**Goal**
Only the pictures are omitted; repeat all other data exactly.

**Given material**
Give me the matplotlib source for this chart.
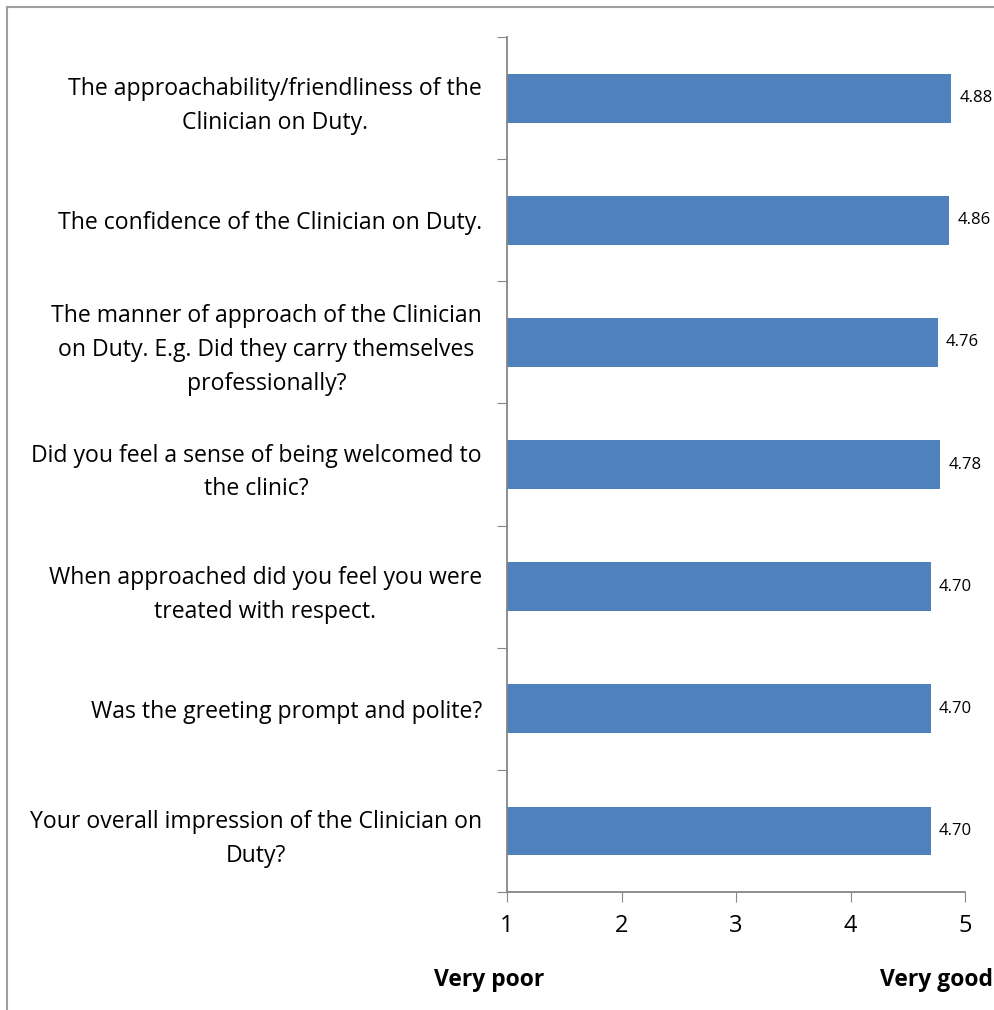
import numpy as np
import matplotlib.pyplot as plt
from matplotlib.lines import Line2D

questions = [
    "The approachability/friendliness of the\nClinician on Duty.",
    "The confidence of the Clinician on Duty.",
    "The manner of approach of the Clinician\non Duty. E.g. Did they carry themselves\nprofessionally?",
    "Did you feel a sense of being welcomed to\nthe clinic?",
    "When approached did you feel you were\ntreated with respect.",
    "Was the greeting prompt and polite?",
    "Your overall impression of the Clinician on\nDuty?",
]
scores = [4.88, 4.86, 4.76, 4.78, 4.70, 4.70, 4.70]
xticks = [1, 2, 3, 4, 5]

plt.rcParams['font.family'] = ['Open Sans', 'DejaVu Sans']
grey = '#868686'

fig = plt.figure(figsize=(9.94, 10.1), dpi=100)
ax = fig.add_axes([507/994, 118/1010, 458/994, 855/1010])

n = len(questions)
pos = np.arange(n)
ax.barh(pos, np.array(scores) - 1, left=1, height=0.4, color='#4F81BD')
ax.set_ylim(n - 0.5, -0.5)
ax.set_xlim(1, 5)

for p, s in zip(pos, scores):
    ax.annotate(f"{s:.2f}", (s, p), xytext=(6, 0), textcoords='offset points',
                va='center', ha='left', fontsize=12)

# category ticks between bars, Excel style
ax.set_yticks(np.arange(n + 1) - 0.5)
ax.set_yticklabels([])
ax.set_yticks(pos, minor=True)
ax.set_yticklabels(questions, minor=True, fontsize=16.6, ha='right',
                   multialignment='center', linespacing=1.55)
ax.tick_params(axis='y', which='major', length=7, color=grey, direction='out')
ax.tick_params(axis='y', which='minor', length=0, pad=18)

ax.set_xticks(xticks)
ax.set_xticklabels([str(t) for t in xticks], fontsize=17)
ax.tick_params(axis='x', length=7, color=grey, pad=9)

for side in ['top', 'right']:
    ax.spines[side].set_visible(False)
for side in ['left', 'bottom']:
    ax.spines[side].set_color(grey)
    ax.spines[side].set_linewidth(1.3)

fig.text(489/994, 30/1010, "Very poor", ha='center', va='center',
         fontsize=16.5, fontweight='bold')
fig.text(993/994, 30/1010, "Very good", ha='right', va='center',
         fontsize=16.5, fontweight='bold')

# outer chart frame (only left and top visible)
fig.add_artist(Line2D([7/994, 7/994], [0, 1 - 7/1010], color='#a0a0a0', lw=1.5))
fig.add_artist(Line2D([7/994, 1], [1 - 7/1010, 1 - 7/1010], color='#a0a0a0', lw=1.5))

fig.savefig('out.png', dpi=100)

**Answer to this problem**
Give me the matplotlib source for this chart.
import numpy as np
import matplotlib.pyplot as plt
from matplotlib.lines import Line2D

questions = [
    "The approachability/friendliness of the\nClinician on Duty.",
    "The confidence of the Clinician on Duty.",
    "The manner of approach of the Clinician\non Duty. E.g. Did they carry themselves\nprofessionally?",
    "Did you feel a sense of being welcomed to\nthe clinic?",
    "When approached did you feel you were\ntreated with respect.",
    "Was the greeting prompt and polite?",
    "Your overall impression of the Clinician on\nDuty?",
]
scores = [4.88, 4.86, 4.76, 4.78, 4.70, 4.70, 4.70]
xticks = [1, 2, 3, 4, 5]

plt.rcParams['font.family'] = ['Open Sans', 'DejaVu Sans']
grey = '#868686'

fig = plt.figure(figsize=(9.94, 10.1), dpi=100)
ax = fig.add_axes([507/994, 118/1010, 458/994, 855/1010])

n = len(questions)
pos = np.arange(n)
ax.barh(pos, np.array(scores) - 1, left=1, height=0.4, color='#4F81BD')
ax.set_ylim(n - 0.5, -0.5)
ax.set_xlim(1, 5)

for p, s in zip(pos, scores):
    ax.annotate(f"{s:.2f}", (s, p), xytext=(6, 0), textcoords='offset points',
                va='center', ha='left', fontsize=12)

# category ticks between bars, Excel style
ax.set_yticks(np.arange(n + 1) - 0.5)
ax.set_yticklabels([])
ax.set_yticks(pos, minor=True)
ax.set_yticklabels(questions, minor=True, fontsize=16.6, ha='right',
                   multialignment='center', linespacing=1.55)
ax.tick_params(axis='y', which='major', length=7, color=grey, direction='out')
ax.tick_params(axis='y', which='minor', length=0, pad=18)

ax.set_xticks(xticks)
ax.set_xticklabels([str(t) for t in xticks], fontsize=17)
ax.tick_params(axis='x', length=7, color=grey, pad=9)

for side in ['top', 'right']:
    ax.spines[side].set_visible(False)
for side in ['left', 'bottom']:
    ax.spines[side].set_color(grey)
    ax.spines[side].set_linewidth(1.3)

fig.text(489/994, 30/1010, "Very poor", ha='center', va='center',
         fontsize=16.5, fontweight='bold')
fig.text(993/994, 30/1010, "Very good", ha='right', va='center',
         fontsize=16.5, fontweight='bold')

# outer chart frame (only left and top visible)
fig.add_artist(Line2D([7/994, 7/994], [0, 1 - 7/1010], color='#a0a0a0', lw=1.5))
fig.add_artist(Line2D([7/994, 1], [1 - 7/1010, 1 - 7/1010], color='#a0a0a0', lw=1.5))

fig.savefig('out.png', dpi=100)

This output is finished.